**Given data:**

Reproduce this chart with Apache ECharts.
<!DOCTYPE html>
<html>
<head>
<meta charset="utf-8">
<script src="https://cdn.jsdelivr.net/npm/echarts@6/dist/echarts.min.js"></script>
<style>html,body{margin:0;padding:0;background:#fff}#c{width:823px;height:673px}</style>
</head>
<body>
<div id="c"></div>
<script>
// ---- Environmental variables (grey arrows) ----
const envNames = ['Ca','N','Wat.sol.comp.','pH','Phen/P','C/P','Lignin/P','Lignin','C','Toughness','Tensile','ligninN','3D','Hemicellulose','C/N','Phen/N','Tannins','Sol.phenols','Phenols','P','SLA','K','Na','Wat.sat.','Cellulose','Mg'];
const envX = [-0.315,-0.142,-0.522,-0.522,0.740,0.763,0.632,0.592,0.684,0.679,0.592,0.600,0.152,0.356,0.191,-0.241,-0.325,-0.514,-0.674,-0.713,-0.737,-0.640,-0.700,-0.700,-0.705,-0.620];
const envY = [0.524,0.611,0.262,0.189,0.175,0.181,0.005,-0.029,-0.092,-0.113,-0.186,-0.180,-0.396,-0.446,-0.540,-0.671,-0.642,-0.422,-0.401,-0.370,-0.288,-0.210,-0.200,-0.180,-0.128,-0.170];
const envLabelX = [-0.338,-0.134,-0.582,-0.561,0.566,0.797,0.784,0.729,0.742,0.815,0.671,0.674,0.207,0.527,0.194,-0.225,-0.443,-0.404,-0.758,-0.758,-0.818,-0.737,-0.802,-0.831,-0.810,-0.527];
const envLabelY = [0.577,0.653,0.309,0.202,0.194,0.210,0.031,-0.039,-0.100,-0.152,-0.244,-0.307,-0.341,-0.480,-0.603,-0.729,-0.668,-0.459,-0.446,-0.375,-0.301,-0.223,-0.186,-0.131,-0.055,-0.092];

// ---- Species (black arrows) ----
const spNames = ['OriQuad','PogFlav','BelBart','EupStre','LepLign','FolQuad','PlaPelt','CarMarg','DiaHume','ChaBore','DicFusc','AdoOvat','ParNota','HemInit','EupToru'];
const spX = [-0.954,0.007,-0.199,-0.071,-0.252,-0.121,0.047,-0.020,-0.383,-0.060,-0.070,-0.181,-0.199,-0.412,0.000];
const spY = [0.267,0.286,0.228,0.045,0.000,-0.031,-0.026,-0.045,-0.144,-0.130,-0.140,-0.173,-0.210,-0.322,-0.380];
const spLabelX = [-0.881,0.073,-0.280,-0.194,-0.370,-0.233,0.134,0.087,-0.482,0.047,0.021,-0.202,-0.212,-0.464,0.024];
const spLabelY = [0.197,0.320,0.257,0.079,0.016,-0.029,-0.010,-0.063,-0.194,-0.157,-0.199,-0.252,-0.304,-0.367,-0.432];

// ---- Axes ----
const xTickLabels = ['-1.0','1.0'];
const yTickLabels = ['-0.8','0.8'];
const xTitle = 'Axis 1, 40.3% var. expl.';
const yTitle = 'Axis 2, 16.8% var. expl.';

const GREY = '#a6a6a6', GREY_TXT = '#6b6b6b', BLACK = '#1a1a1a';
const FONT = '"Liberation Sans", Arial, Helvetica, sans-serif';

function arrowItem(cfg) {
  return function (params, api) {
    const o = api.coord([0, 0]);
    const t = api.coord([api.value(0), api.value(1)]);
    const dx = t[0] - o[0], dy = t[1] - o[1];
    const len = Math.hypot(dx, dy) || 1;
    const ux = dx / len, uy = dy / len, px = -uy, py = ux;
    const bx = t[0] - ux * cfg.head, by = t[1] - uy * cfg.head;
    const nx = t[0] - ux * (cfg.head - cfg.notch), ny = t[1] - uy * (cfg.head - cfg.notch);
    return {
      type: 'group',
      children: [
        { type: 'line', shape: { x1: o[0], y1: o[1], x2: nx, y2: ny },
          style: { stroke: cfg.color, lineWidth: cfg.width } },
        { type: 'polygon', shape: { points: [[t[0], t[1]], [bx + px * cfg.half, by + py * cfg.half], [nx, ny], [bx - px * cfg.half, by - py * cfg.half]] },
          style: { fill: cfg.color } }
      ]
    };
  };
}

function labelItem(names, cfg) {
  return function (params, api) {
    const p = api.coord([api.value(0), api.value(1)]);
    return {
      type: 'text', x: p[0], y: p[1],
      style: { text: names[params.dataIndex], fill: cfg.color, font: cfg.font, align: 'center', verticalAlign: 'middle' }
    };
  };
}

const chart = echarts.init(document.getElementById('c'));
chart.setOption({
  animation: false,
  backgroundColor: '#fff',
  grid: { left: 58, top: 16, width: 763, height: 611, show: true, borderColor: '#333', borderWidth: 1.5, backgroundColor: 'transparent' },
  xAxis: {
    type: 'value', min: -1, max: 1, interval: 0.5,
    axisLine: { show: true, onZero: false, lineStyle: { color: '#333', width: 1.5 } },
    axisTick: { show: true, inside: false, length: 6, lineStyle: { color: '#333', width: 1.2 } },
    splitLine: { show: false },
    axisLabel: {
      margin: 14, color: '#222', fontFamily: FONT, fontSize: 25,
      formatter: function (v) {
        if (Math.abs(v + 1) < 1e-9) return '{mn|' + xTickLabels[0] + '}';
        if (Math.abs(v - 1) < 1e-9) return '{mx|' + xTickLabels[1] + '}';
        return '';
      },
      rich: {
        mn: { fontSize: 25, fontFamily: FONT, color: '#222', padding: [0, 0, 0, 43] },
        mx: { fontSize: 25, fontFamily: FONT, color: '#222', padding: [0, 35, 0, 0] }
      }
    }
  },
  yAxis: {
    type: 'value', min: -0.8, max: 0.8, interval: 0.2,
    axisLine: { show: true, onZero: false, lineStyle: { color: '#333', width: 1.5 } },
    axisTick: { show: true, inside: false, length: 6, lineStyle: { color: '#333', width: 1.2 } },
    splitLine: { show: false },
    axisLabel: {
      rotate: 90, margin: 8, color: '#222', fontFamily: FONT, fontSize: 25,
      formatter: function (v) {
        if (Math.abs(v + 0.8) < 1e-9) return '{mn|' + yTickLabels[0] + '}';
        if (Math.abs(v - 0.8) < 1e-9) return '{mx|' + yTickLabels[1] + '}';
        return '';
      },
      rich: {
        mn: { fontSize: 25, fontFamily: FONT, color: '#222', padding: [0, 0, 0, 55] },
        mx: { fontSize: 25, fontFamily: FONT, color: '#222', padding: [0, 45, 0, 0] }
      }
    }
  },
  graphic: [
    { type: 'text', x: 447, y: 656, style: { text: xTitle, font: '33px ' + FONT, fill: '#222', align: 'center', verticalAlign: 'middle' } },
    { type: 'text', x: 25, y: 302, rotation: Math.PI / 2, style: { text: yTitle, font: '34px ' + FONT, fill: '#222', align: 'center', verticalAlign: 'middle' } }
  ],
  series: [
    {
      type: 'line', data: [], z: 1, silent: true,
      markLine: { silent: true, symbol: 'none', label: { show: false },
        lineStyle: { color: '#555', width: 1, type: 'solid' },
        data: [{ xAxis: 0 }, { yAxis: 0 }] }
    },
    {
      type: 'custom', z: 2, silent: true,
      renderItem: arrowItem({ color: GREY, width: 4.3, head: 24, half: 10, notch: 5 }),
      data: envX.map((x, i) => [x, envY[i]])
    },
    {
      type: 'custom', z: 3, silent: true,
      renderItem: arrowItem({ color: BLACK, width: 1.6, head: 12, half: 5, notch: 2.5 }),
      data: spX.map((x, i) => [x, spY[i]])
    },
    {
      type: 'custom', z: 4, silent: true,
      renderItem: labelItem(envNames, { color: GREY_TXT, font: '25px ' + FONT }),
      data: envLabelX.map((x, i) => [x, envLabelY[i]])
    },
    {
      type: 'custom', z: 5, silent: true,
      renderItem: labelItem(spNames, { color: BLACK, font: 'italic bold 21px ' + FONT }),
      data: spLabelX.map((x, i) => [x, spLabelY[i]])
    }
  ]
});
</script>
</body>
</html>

**Stated exercise:**
Exactly repeat the lines above, from the opening line through the one with "const yTitle = 'Axis 2, 16.8% var. expl.';", and include nothing else.

**Exercise answer:**
Reproduce this chart with Apache ECharts.
<!DOCTYPE html>
<html>
<head>
<meta charset="utf-8">
<script src="https://cdn.jsdelivr.net/npm/echarts@6/dist/echarts.min.js"></script>
<style>html,body{margin:0;padding:0;background:#fff}#c{width:823px;height:673px}</style>
</head>
<body>
<div id="c"></div>
<script>
// ---- Environmental variables (grey arrows) ----
const envNames = ['Ca','N','Wat.sol.comp.','pH','Phen/P','C/P','Lignin/P','Lignin','C','Toughness','Tensile','ligninN','3D','Hemicellulose','C/N','Phen/N','Tannins','Sol.phenols','Phenols','P','SLA','K','Na','Wat.sat.','Cellulose','Mg'];
const envX = [-0.315,-0.142,-0.522,-0.522,0.740,0.763,0.632,0.592,0.684,0.679,0.592,0.600,0.152,0.356,0.191,-0.241,-0.325,-0.514,-0.674,-0.713,-0.737,-0.640,-0.700,-0.700,-0.705,-0.620];
const envY = [0.524,0.611,0.262,0.189,0.175,0.181,0.005,-0.029,-0.092,-0.113,-0.186,-0.180,-0.396,-0.446,-0.540,-0.671,-0.642,-0.422,-0.401,-0.370,-0.288,-0.210,-0.200,-0.180,-0.128,-0.170];
const envLabelX = [-0.338,-0.134,-0.582,-0.561,0.566,0.797,0.784,0.729,0.742,0.815,0.671,0.674,0.207,0.527,0.194,-0.225,-0.443,-0.404,-0.758,-0.758,-0.818,-0.737,-0.802,-0.831,-0.810,-0.527];
const envLabelY = [0.577,0.653,0.309,0.202,0.194,0.210,0.031,-0.039,-0.100,-0.152,-0.244,-0.307,-0.341,-0.480,-0.603,-0.729,-0.668,-0.459,-0.446,-0.375,-0.301,-0.223,-0.186,-0.131,-0.055,-0.092];

// ---- Species (black arrows) ----
const spNames = ['OriQuad','PogFlav','BelBart','EupStre','LepLign','FolQuad','PlaPelt','CarMarg','DiaHume','ChaBore','DicFusc','AdoOvat','ParNota','HemInit','EupToru'];
const spX = [-0.954,0.007,-0.199,-0.071,-0.252,-0.121,0.047,-0.020,-0.383,-0.060,-0.070,-0.181,-0.199,-0.412,0.000];
const spY = [0.267,0.286,0.228,0.045,0.000,-0.031,-0.026,-0.045,-0.144,-0.130,-0.140,-0.173,-0.210,-0.322,-0.380];
const spLabelX = [-0.881,0.073,-0.280,-0.194,-0.370,-0.233,0.134,0.087,-0.482,0.047,0.021,-0.202,-0.212,-0.464,0.024];
const spLabelY = [0.197,0.320,0.257,0.079,0.016,-0.029,-0.010,-0.063,-0.194,-0.157,-0.199,-0.252,-0.304,-0.367,-0.432];

// ---- Axes ----
const xTickLabels = ['-1.0','1.0'];
const yTickLabels = ['-0.8','0.8'];
const xTitle = 'Axis 1, 40.3% var. expl.';
const yTitle = 'Axis 2, 16.8% var. expl.';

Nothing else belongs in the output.